Radny Kopeć dopytywał również o audyty wewnętrzne w Szczecińskiej Agencji Artystycznej przeprowadzane przez Wydział Kontroli i Audytu Wewnętrznego Urzędu Miasta Szczecin. Od 2020 roku miała miejsce kontrola w zakresie gospodarki finansowej za 2019 rok, a w latach 2021-2025 – w sprawie bezpieczeństwa informacji. Oprócz tego szczecińska delegatura Najwyższej Izby Kontroli skontrolowała SAA m.in. pod względem organizacji i funkcjonowania.
„Miejmy nadzieję, że pójdzie to w dobrym kierunku”
Zarówno korzenie DK Słowianin, jak i Szczecińskiej Agencji Artystycznej sięgają głębokiego PRL-u. W 1960 roku Szczecińska Agencja Artystyczna funkcjonowała jako Wojewódzkie Przedsiębiorstwo „Estrada”. W tym samym roku została przekształcona w Wojewódzkie Przedsiębiorstwo Imprez Artystycznych, które organizowało m.in. Festiwal Młodych Talentów. W 1994 roku już jako Szczecińska Agencja Artystyczna została miejską instytucją kultury.
Dom Kultury Słowianin istnieje prawie 60 lat. W 1969 roku rozpoczął działalność jako Międzyzakładowy Dom Kultury Pracowników Gospodarki Komunalnej i Przemysłu Terenowego „Słowianin”. Z jednej strony na scenie przy ul. Korzeniowskiego zagrali idole każdego pokolenia, a z drugiej instytucja prowadziła działalność kulturalno-społeczną. To tutaj przez 20 lat była organizowana „Wigilia dla ubogich”.

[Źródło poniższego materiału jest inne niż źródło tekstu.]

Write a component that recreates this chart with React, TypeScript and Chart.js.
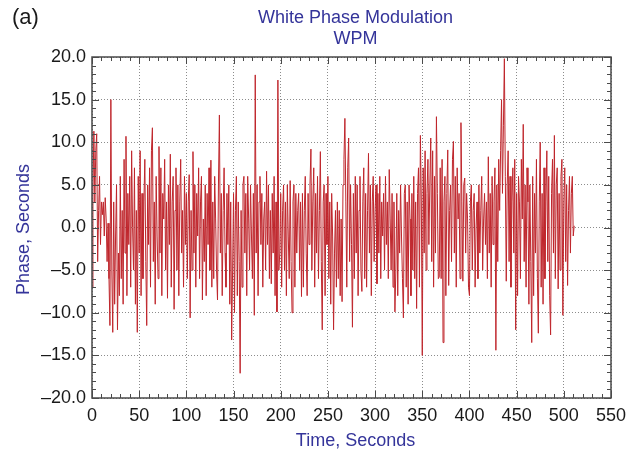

- To tego typu placówki, które mają ogromną historię, sukcesy, ale też pewne porażki. Na szczęście jesteśmy na początku tej drogi. To wszystko nie jest takie proste. Uczestniczyłem w procesach likwidacyjnych szkół. Pamiętam te dyskusje. To trudny i delikatny proces. Musimy wszyscy mieć świadomość, że historia nas za to rozliczy. Dzisiaj, dla dobra obu instytucji, warto dać szansę, podjąć tę uchwałę i rozpocząć prace. Co z tego wyniknie? Zobaczymy. Miejmy nadzieję, że pójdzie to w dobrym kierunku – dodał radny Paweł Bartnik.